The plant sells 65,000 cubic meters of biodiesel monthly on average, and intends to transport half of this via one of the new pipelines.
Potencial’s investment signals confidence that overall biofuels demand will rise as consumers demand less pollutant sources of energy, requiring efficient delivery options.
“It’s a question of humanity’s survival,” Hammerschmidt said by telephone referring to the importance of growing global biofuels supplies to prevent ever-more common environmental disasters.
Brazilian biodiesel producers, with access to abundant raw materials like soy, are clearly at an advantage. Cargill and ADM, among others, already produce biodiesel here while BP is expanding its biofuels clout.
Potencial’s project will also be transformational for the state of Parana, a traditional farm region and home to Brazil’s biggest biodiesel plant, the firm’s own Lapa compound, with capacity for 900 million liters. The investment is likewise a boost to Brazil’s underdevelopment energy pipeline network, which is about 5% of that of the United States, Hammerschmidt said.

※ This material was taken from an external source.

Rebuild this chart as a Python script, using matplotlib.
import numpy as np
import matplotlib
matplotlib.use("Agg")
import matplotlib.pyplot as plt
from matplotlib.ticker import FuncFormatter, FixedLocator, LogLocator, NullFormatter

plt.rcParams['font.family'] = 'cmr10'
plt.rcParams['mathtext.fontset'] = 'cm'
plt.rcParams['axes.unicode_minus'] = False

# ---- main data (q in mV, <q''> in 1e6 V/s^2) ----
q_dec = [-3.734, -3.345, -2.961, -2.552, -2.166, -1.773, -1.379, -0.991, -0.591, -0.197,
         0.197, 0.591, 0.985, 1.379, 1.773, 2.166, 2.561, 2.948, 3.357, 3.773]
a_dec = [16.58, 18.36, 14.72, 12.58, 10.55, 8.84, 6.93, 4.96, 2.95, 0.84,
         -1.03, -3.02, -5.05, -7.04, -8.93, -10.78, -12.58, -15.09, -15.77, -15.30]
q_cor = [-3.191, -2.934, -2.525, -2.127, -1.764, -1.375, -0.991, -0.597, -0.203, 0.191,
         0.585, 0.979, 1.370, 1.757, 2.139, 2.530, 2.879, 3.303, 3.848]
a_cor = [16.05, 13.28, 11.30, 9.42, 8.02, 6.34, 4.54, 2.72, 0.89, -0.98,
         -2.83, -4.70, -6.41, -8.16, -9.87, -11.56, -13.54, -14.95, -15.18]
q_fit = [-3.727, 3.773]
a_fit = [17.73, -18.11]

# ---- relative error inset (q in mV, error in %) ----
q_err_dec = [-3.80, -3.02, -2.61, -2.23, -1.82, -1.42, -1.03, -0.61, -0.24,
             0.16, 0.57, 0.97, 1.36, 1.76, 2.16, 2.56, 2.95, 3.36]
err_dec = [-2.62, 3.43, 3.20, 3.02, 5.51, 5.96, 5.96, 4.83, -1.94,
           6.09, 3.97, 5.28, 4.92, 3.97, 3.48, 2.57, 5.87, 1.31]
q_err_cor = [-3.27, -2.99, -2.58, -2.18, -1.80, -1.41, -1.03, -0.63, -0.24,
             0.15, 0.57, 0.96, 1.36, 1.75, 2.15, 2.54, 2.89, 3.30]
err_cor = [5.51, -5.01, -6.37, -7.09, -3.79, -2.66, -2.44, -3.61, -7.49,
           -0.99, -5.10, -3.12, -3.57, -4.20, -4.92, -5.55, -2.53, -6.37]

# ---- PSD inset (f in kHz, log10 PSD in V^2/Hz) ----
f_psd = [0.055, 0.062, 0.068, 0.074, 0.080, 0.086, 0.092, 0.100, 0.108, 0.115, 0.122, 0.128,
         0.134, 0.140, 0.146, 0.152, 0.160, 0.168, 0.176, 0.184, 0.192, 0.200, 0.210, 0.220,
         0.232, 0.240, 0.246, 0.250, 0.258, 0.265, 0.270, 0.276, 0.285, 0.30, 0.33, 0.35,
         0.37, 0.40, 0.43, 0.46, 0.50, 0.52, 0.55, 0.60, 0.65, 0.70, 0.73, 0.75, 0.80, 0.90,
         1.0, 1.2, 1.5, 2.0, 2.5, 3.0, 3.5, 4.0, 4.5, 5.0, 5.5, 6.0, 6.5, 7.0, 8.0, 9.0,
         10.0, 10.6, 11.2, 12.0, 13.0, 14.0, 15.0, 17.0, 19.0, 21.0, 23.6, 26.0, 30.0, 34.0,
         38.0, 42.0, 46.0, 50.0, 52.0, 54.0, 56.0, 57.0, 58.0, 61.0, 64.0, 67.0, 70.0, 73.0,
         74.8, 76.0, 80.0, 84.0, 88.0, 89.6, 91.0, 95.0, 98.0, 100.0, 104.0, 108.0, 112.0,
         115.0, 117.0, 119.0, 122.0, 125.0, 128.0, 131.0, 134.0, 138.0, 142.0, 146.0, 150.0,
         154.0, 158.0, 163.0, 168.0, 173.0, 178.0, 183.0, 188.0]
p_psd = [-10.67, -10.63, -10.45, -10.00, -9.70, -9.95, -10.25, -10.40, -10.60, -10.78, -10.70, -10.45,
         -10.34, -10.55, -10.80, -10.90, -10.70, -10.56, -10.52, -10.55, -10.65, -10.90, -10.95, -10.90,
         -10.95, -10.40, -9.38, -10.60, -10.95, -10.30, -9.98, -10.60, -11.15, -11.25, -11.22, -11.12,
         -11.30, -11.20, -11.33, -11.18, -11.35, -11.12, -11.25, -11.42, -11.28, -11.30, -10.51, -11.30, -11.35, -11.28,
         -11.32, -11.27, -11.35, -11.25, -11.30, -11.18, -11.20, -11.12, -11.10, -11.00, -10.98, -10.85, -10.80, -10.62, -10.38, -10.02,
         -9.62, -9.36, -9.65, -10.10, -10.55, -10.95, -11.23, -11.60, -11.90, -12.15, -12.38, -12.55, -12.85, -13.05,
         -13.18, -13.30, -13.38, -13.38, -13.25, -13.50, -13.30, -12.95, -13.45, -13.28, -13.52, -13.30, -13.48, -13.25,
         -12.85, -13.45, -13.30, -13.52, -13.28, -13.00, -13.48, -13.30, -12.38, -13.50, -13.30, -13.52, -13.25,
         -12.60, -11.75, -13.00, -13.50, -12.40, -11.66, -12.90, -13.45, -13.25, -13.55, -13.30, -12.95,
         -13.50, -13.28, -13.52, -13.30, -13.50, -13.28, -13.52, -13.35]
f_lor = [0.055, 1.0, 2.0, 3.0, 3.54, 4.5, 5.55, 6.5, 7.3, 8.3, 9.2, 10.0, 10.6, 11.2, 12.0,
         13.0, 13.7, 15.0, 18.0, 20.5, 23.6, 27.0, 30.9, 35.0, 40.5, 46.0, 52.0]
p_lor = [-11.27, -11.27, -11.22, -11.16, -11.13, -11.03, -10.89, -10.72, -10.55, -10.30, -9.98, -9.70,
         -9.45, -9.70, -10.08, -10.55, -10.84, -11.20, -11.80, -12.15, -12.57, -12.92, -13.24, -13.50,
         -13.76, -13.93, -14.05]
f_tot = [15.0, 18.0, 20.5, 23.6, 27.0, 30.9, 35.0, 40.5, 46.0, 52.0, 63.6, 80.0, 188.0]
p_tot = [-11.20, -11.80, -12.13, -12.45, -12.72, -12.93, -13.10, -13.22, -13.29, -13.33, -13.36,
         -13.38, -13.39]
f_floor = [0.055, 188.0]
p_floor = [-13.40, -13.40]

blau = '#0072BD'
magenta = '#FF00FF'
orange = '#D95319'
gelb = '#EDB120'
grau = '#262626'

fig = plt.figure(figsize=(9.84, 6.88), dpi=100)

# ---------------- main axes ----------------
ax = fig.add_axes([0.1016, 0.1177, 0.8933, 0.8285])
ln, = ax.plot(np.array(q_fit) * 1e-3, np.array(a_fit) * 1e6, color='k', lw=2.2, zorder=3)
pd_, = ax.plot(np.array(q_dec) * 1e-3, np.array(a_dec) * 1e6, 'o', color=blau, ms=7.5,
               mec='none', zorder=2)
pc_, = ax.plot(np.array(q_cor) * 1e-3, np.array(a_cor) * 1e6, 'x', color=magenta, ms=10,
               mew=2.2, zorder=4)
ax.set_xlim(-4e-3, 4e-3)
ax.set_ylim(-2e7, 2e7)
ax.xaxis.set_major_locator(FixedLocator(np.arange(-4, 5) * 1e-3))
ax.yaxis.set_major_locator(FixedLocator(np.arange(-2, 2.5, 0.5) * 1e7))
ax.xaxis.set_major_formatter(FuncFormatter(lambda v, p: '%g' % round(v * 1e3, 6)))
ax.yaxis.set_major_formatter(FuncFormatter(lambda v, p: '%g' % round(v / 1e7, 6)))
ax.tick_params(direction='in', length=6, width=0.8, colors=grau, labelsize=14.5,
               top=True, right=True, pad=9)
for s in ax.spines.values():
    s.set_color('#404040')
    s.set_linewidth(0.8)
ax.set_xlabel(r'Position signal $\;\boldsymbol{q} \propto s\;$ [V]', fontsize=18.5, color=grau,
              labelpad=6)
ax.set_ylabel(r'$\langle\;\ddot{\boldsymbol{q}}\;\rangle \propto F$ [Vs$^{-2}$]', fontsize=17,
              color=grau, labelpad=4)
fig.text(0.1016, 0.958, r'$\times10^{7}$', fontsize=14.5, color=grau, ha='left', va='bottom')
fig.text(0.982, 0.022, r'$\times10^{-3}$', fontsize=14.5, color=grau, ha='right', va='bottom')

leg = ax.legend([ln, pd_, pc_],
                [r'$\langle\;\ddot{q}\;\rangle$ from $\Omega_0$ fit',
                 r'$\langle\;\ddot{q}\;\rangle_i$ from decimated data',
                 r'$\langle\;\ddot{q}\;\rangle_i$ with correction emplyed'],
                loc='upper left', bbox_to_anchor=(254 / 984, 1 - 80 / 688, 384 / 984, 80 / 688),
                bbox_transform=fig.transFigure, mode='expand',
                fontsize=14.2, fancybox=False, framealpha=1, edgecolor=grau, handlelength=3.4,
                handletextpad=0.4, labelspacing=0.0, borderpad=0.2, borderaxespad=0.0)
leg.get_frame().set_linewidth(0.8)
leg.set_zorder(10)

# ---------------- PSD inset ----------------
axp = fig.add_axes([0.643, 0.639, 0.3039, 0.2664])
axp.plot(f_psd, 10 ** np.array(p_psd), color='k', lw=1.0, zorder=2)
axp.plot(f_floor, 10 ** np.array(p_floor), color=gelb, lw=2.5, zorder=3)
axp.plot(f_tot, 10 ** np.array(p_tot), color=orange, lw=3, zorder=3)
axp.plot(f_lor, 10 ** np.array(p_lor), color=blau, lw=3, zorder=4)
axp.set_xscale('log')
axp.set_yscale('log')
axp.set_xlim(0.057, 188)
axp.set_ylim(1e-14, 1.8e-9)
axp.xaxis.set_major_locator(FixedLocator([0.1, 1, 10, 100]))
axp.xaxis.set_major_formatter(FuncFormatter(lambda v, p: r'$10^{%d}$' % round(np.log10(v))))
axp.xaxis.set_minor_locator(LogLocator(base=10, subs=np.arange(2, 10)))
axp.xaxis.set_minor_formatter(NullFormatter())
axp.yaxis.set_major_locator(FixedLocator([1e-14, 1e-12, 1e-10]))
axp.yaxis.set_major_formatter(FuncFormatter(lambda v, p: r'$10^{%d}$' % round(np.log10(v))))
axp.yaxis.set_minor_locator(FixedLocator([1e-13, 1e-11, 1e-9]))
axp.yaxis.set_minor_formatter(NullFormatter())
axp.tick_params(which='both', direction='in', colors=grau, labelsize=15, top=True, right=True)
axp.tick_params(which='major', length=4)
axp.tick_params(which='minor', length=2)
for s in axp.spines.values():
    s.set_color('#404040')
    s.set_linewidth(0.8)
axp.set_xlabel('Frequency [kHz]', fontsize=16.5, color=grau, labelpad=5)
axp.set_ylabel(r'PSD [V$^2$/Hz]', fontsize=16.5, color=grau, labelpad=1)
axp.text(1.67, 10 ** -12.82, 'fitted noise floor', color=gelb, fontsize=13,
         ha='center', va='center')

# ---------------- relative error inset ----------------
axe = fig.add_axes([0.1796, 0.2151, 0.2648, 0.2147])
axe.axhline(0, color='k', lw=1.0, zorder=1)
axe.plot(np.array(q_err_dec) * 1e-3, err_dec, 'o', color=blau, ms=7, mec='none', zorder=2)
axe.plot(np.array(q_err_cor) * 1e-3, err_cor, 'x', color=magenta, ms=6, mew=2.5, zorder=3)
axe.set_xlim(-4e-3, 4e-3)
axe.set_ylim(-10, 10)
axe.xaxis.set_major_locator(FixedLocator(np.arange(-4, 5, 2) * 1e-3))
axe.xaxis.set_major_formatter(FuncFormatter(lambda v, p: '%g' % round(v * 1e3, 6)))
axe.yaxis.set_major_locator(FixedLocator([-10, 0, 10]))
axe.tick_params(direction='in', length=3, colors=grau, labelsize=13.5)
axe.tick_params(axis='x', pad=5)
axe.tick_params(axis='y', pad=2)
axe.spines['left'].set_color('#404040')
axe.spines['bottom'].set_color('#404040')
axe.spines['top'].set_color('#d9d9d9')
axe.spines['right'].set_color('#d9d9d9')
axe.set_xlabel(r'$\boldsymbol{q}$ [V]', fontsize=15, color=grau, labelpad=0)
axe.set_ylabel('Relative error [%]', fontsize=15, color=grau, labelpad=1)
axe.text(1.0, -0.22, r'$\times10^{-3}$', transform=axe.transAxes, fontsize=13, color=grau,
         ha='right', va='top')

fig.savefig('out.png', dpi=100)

Potencial makes biodiesel at Lapa and plans to sell corn ethanol and soy-based sustainable aviation fuel in the future.
By 2027, Hammerschmidt said, the country will also start demanding 1% of the fuel used on airplanes be “sustainable aviation fuel” known as SAF.
Brazil’s current mandatory biodiesel mix into diesel is 14% and is slated to be 15% next March.
Potencial also announced a 100 million reais investment to grow Lapa’s production of glycerine, which derives from biodiesel and is exported to China.